Per quanto in A Certain Kind of Silence la prima informazione testuale (l’assurda sincronia degli allarmi di un gruppo di macchine) sia già una chiara affermazione di distopia in atto – una sinossi e allo stesso tempo una promessa dell’avvenire di questo stato – la distopia non è l’oggetto proprio dell’analisi di Michal Hogenauer: il regista praghese è di certo interessato a questa forma di distorsione sociale, ma più alla sua decostruzione che alla sua costruzione o enunciazione a posteriori. Si concentra infatti sulla sua unità minima, la manipolazione, per descriverne la struttura e il funzionamento. Allo stesso modo in cui la manipolazione è composta da un’azione congelante – che fa presa sull’individuo – e di un’azione di criptaggio – che nasconde la sua attività –, così la forma visiva del film congela e si complica, produce chiarezza immobilizzando un corpo concettuale, e al contempo opacizza, flettendosi cripticamente.

La storia dell’esperienza di Michaela, ragazza alla pari praghese, nella famiglia assegnatele da una agenzia, è raccontata secondo questo dispiegamento: il suo inserimento nel costrutto di regole della famiglia è impostato dalla grammatica rigida del piano fisso e della composizione simmetrica; la sua iniziale ritrosia è raccontata da una soluzione oppositiva rispetto alla norma – la macchina a mano è differenza contro la normatività della regola, forma di emozionalità sciolta, come anche il character design asimmetrico; il suo conseguente adattamento è interpretato dalla progressiva scomparsa dell’asimmetria e dalla ricomposizione del piano fisso, riformulato a livello psicologico da nuove angolazioni prospettiche. A livello narrativo, prima ancora che la storia raggiunga i suoi punti di esplicazione, la forma consegna tutte le informazioni sulla natura etica degli spazi e dei personaggi attraverso questi due elementi: in questo modo il film genera suspense a un livello intuitivo – più raffinato dei meccanismi di narrazione non lineare utilizzati per implementare il mistero, il thrilling dentro alla tragedia.
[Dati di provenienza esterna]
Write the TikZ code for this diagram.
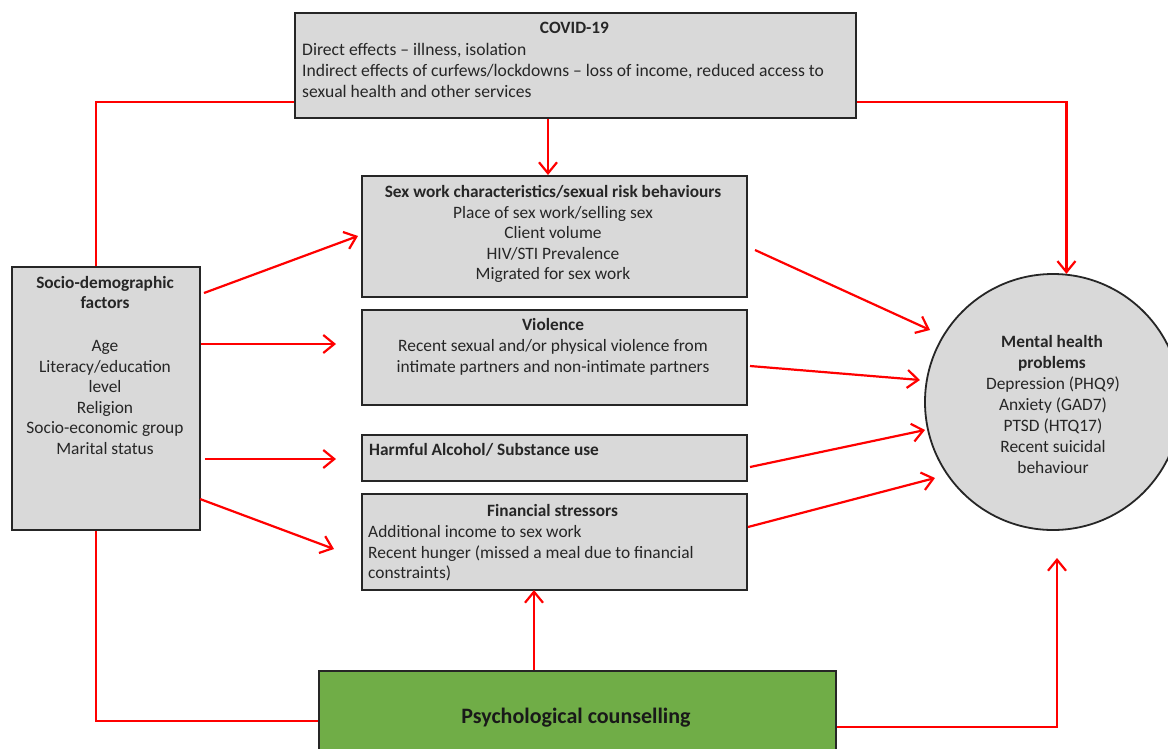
\documentclass[tikz,border=0pt]{standalone}
\usepackage{fontspec}
\setmainfont{Carlito}
\usetikzlibrary{arrows.meta}
\definecolor{boxgray}{HTML}{D9D9D9}
\definecolor{txt}{HTML}{262626}
\definecolor{greenbox}{HTML}{70AD47}
\definecolor{redline}{HTML}{FF0000}
\begin{document}
\begin{tikzpicture}[x=1pt,y=-1pt,
  box/.style={draw=black!85, line width=1.8pt, fill=boxgray, inner sep=0pt, anchor=north west},
  conn/.style={redline, line width=2.2pt},
  arr/.style={conn, -{Straight Barb[length=11pt,width=18pt,line width=2.2pt]}},
  tx/.style={text=txt, font=\fontsize{17.4}{20.8}\selectfont, inner sep=0pt, align=center, anchor=base},
  txl/.style={tx, align=left, anchor=base west},
  ttl/.style={text=txt, font=\bfseries\fontsize{17.3}{20.8}\selectfont, inner sep=0pt, align=center, anchor=base},
]
\useasboundingbox (0,0) rectangle (1168,748);
\clip (0,0) rectangle (1168,748);
\fill[white] (0,0) rectangle (1168,748);

% boxes
\node[box, minimum width=561pt, minimum height=105pt] (covid) at (294,12) {};
\node[box, minimum width=385pt, minimum height=121pt] (sexw) at (361,175) {};
\node[box, minimum width=385pt, minimum height=95pt] (viol) at (361,309) {};
\node[box, minimum width=385pt, minimum height=46pt] (alc) at (361,434) {};
\node[box, minimum width=385pt, minimum height=96pt] (fin) at (361,493) {};
\node[box, minimum width=188pt, minimum height=263pt] (socio) at (11,266) {};
\node[draw=black!85, line width=1.8pt, fill=boxgray, circle, minimum size=256pt, inner sep=0pt] (mh) at (1053,402) {};
\node[draw=black!85, line width=1.8pt, fill=greenbox, inner sep=0pt, anchor=north west, minimum width=517pt, minimum height=100pt] (green) at (318,670) {};

% texts (anchor base = baseline of the last line)
\node[ttl] (tcovid) at (574.5,33.5) {COVID-19};
\node[txl, font=\fontsize{17.6}{21}\selectfont] (bcovid) at (302,97.5) {Direct effects -- illness, isolation\\Indirect effects of curfews/lockdowns -- loss of income, reduced access to\\sexual health and other services};

\node[ttl] (tsexw) at (553,197.5) {Sex work characteristics/sexual risk behaviours};
\node[tx, font=\fontsize{17.4}{20.3}\selectfont] (bsexw) at (553,279.5) {Place of sex work/selling sex\\Client volume\\HIV/STI Prevalence\\Migrated for sex work};

\node[ttl] (tviol) at (553,330.5) {Violence};
\node[tx, font=\fontsize{17.4}{21}\selectfont] (bviol) at (553,372.5) {Recent sexual and/or physical violence from\\intimate partners and non-intimate partners};

\node[ttl, anchor=base west] (talc) at (369,455.5) {Harmful Alcohol/ Substance use};

\node[ttl] (tfin) at (552.5,516.5) {Financial stressors};
\node[txl, font=\fontsize{17.4}{20.5}\selectfont] (bfin) at (368,578.5) {Additional income to sex work\\Recent hunger (missed a meal due to financial\\constraints)};

\node[ttl, font=\bfseries\fontsize{17.3}{20}\selectfont] (tsocio) at (105,308.5) {Socio-demographic\\factors};
\node[tx, font=\fontsize{17.4}{20.6}\selectfont] (bsocio) at (105,454.5) {Age\\Literacy/education\\level\\Religion\\Socio-economic group\\Marital status};

\node[ttl, font=\bfseries\fontsize{17.3}{21}\selectfont] (tmh) at (1052,368.5) {Mental health\\problems};
\node[tx, font=\fontsize{17.4}{21}\selectfont] (bmh) at (1053,473.5) {Depression (PHQ9)\\Anxiety (GAD7)\\PTSD (HTQ17)\\Recent suicidal\\behaviour};

\node[text=black!90, font=\bfseries\fontsize{22}{24}\selectfont, inner sep=0pt, anchor=base] (tgreen) at (576,723) {Psychological counselling};

% free ends
\coordinate (sxtop) at (548,175);
\coordinate (s1) at (204,293);
\coordinate (e1) at (358,236);
\coordinate (e2) at (336,344);
\coordinate (e3) at (336,459);
\coordinate (s4) at (200,499);
\coordinate (e4) at (334,549);
\coordinate (m1s) at (755,250);
\coordinate (m1) at (930,330);
\coordinate (m2s) at (750,366);
\coordinate (m2) at (920,380);
\coordinate (m3s) at (750,467);
\coordinate (m3) at (925,430);
\coordinate (m4s) at (748,527);
\coordinate (m4) at (935,478);
\coordinate (gup) at (534,590);
\coordinate (mhb) at (1057,558);

% connectors
\draw[conn] ([yshift=17pt]covid.south west) -| ([xshift=-10pt]socio.north);
\draw[arr] ([yshift=17pt]covid.south east) -| (mh.84);
\draw[arr] (covid.south -| sxtop) -- (sxtop);
\draw[arr] (s1) -- (e1);
\draw[arr] (socio.east |- e2) -- (e2);
\draw[arr] ([xshift=4pt]socio.east |- e3) -- (e3);
\draw[arr] (s4) -- (e4);
\draw[arr] (m1s) -- (m1);
\draw[arr] (m2s) -- (m2);
\draw[arr] (m3s) -- (m3);
\draw[arr] (m4s) -- (m4);
\draw[conn] ([xshift=-10pt]socio.south) |- (green.west);
\draw[arr] (green.north -| gup) -- (gup);
\draw[arr] ([yshift=-6pt]green.east) -| (mhb);
\end{tikzpicture}
\end{document}
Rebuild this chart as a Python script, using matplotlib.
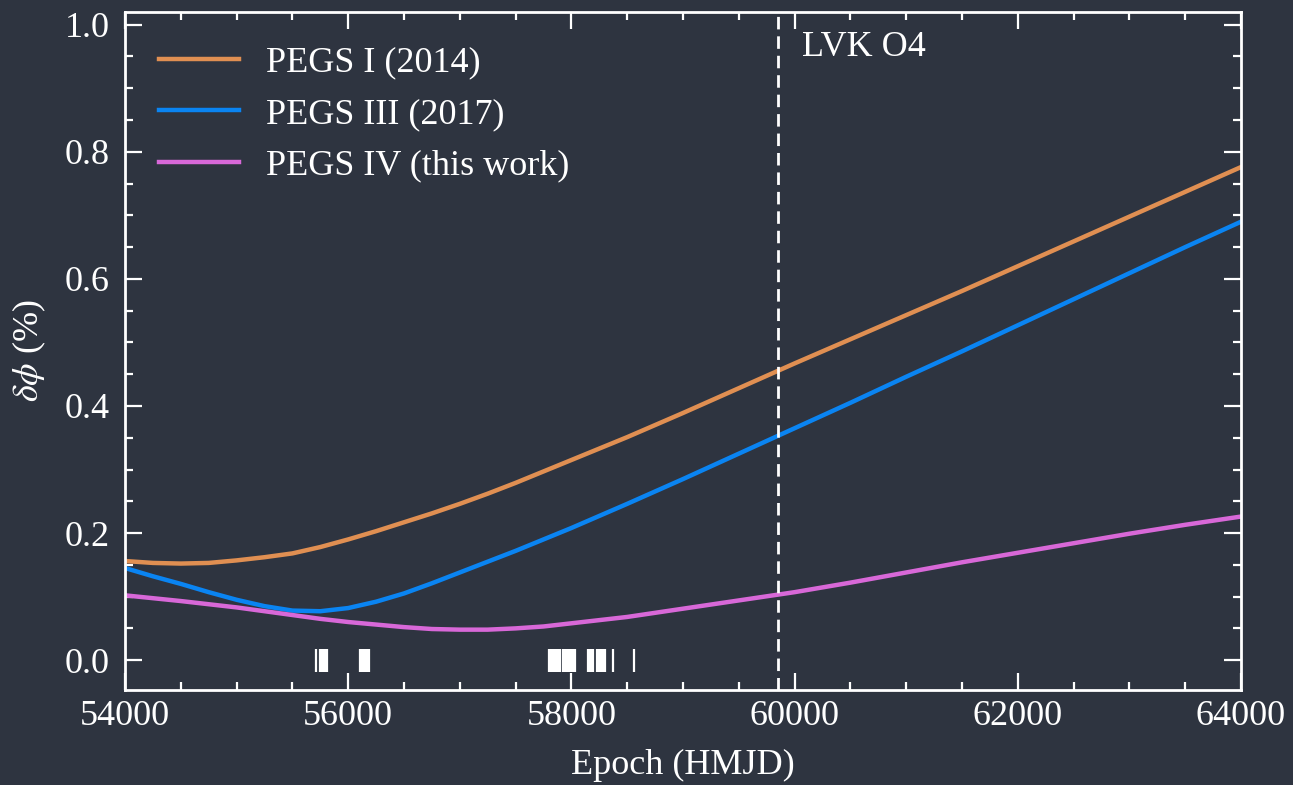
import numpy as np
import matplotlib.pyplot as plt

# epochs (HMJD) and phase precision (%)
epoch = [54000, 54250, 54500, 54750, 55000, 55250, 55500, 55750, 56000, 56250,
         56500, 56750, 57000, 57250, 57500, 57750, 58000, 58500, 59000, 59500,
         60000, 60500, 61000, 61500, 62000, 62500, 63000, 63500, 64000]
pegs1 = [0.156, 0.153, 0.152, 0.153, 0.157, 0.162, 0.168, 0.178, 0.190, 0.203,
         0.217, 0.231, 0.246, 0.262, 0.279, 0.297, 0.315, 0.351, 0.389, 0.428,
         0.467, 0.505, 0.543, 0.581, 0.620, 0.659, 0.698, 0.737, 0.776]
pegs3 = [0.145, 0.132, 0.120, 0.107, 0.095, 0.085, 0.078, 0.077, 0.082, 0.092,
         0.105, 0.121, 0.138, 0.155, 0.172, 0.190, 0.208, 0.246, 0.285, 0.325,
         0.365, 0.405, 0.446, 0.486, 0.527, 0.568, 0.609, 0.650, 0.690]
pegs4 = [0.102, 0.0975, 0.093, 0.088, 0.083, 0.077, 0.071, 0.065, 0.060, 0.056,
         0.052, 0.049, 0.048, 0.048, 0.050, 0.053, 0.058, 0.068, 0.081, 0.094,
         0.107, 0.122, 0.138, 0.154, 0.169, 0.184, 0.199, 0.213, 0.226]

# observation epochs (rug marks)
obs = [55711,
       55747, 55760, 55773, 55786, 55799, 55812,
       56109, 56122, 56135, 56148, 56161, 56174, 56184,
       57802, 57815, 57828, 57841, 57854, 57867, 57880, 57893, 57898,
       57925, 57938, 57951, 57964, 57977, 57990, 58003, 58016, 58030,
       58152, 58165, 58178, 58194,
       58230, 58243, 58256, 58269, 58282, 58295, 58304,
       58369, 58560]

o4_start = 59850

bg = "#2e3440"
fg = "white"
fs = 26

plt.rcParams["font.family"] = ["Liberation Serif", "DejaVu Serif"]
plt.rcParams["mathtext.fontset"] = "stix"
plt.rcParams["font.size"] = fs

fig = plt.figure(figsize=(12.93, 7.85), dpi=100, facecolor=bg)
ax = fig.add_axes([0.0967, 0.121, 0.8631, 0.8637], facecolor=bg)

ax.plot(epoch, pegs1, color="#e08f52", lw=3.2, label="PEGS I (2014)")
ax.plot(epoch, pegs3, color="#0a84f2", lw=3.2, label="PEGS III (2017)")
ax.plot(epoch, pegs4, color="#d868d8", lw=3.2, label="PEGS IV (this work)")

ax.vlines(obs, -0.019, 0.017, color=fg, lw=1.6)

ax.axvline(o4_start, color=fg, ls=(0, (4.5, 2.5)), lw=2)
ax.text(o4_start + 220, 0.964, "LVK O4", color=fg, fontsize=fs, va="center", ha="left")

ax.set_xlim(54000, 64000)
ax.set_ylim(-0.047, 1.02)
ax.set_xticks(np.arange(54000, 64001, 2000))
ax.set_xticks(np.arange(54000, 64001, 500), minor=True)
ax.set_yticks(np.arange(0, 1.01, 0.2))
ax.set_yticks(np.arange(0, 1.01, 0.05), minor=True)
ax.set_yticklabels([f"{v:.1f}" for v in np.arange(0, 1.01, 0.2)])

ax.tick_params(which="both", direction="in", top=True, right=True, colors=fg,
               labelsize=fs)
ax.tick_params(axis="x", pad=7)
ax.tick_params(axis="y", pad=11)
ax.tick_params(which="major", length=12, width=1.6)
ax.tick_params(which="minor", length=6, width=1.6)
for s in ax.spines.values():
    s.set_color(fg)
    s.set_linewidth(2)

ax.set_xlabel("Epoch (HMJD)", color=fg, fontsize=fs, labelpad=12)
ax.set_ylabel(r"$\delta\phi$ (%)", color=fg, fontsize=fs, labelpad=12)

leg = ax.legend(loc="upper left", frameon=False, fontsize=fs, handlelength=2.2,
                handletextpad=0.75, labelspacing=0.5, borderaxespad=0.4,
                borderpad=0.55)
for t in leg.get_texts():
    t.set_color(fg)

fig.savefig("out.png", dpi=100, facecolor=bg)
L’arco drammaturgico corrisponde poi al grado di esplicitazione (per l’occhio) della manipolazione. Da griglia congelante – e l’Haneke del “congelamento” è forse presente – a forma indistricabile dal supporto.

La manipolazione è prima presentata come qualcosa di cui ci si accorge, qualcosa che è fuori, estrinseco, qualcosa di confrontabile e di allontanabile – e così si comporta inizialmente il personaggio, che si allontana – e infatti è struttura formale straniante, con certe regole a cui ci si deve adattare. Poi è resa tramite la destrutturazione della forma rigida e quindi dell’adagiarsi del costrutto nel tessuto del vivere, ovvero nel momento in cui viene accettata come legge in cui è possibile (in un certo senso perverso anche confortante) integrarsi, per vari motivi. Il film lascia nell’ambiguità i motivi che spingono il soggetto ad aprirsi ai tentativi di deformazione della manipolazione, e in questo modo suggerisce un’impossibilità: l’individuo resta un ente indicibile – sarebbe una manipolazione, quindi una contraddizione, applicare una verità posticcia al soggetto finzionale. Dicibile, visibile, è invece la sinuosità della manipolazione, l’impercettibilità con cui si avvicina ai soggetti, la forma invisibile con cui si scompone e avviluppa i supporti. L’immagine di A Certain Kind of Silence coglie la grammatica di quella specifica forma parassitaria di controllo che avvolge senza essere notata e che presto si fa lo stesso corpo che l’ha ospitata: il farsi e il disfarsi visivo di quel tipo di silenzio che gocciola dai timpani bucati.